The Rockets' Red Glare:
How a war, a tattered flag and a lawyer created the national anthem
The opening notes are immediately recognizable: Played before almost every sporting event in America, it is a song rich with American history and a song that encompasses the American spirit of patriotism: The national anthem, "The Star-Spangled Banner."
But before Whitney Houston belted out the longest-ever recorded anthem in 1991 during Super Bowl XXV, before it was played during presidential inaugurations, before Americans stood tall with their hands over their hearts, before the words were even set to music, a 35-year-old man sat down to write a poem. He had watched his inspiration unfurl like a flag during the Battle of Baltimore in 1814.
The War of 1812
At the beginning of the 19th century, Britain was at war with Napoleonic France, and, in turn, enforced a naval blockade to stop neutral trade from reaching French shores. To the fledging American nation, proud of its hard-won independence, this was illegal under international law. Even more infuriating, in order to man such a blockade, Britain had started to impress American merchant sailors into the Royal Navy.
In fact, British crews were boarding American-flagged vessels looking for British military deserters and kidnapping them on the flimsiest evidence. A battle raged between USS Chesapeake and HMS Leopard off the coast of Norfolk, Virginia, in 1807. Four Sailors were taken on charges of desertion, enraging the American public, according to John Hook, writer for The Historian magazine, and John C.A. Stagg in Mr. Madison's War. Just four years later, while on patrol off the North Carolina coast, USS President engaged the British sloop-of-war HMS Little Belt; the battle left 11 British sailors dead.

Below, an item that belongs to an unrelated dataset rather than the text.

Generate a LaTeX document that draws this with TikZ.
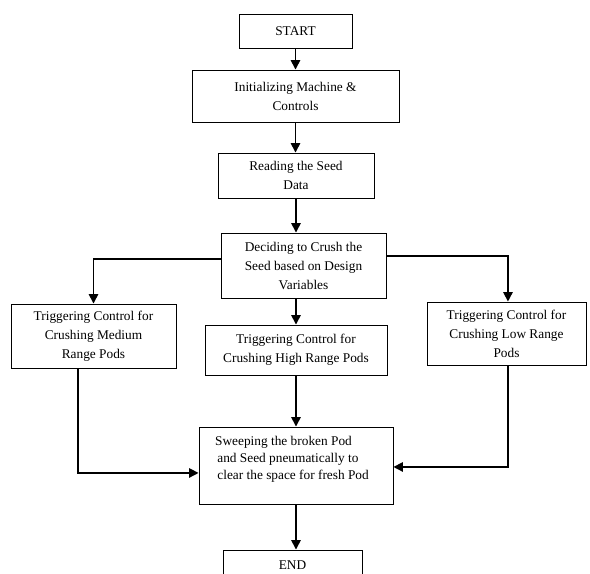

These events, coupled with the British support of Native American raids on American settlers on the frontier, pressured Congress to act. On June 18, 1812, President James Madison signed the American declaration of war.
The war was unpopular in most of New England, and the United States took several defeats on land, including the Siege of Detroit, the Battle of Queenston Heights and a failed invasion of Montreal. These events improved British morale, but the Battle of Lake Erie in 1813, which secured control of the great lake, and the Battle of the Thames in Canada ended the Native American raids along the border. In fact, during the latter, Maj. Gen. Willian Henry Harrison all but destroyed a British-allied tribal confederacy under Tecumseh. According to Mackay Hitsman's The Incredible War of 1812, the 1814 American victory at Plattsbugh, New York, eventually ended British attempts to invade from the north.
Meanwhile, at sea, a powerful Royal Navy blockaded the American coast. This allowed the British to strike American trade at will. In 1814, the British laid waste to the capital with the burning of Washington, D.C. but the resilient Americans pushed back against the British during the subsequent Battle of Baltimore.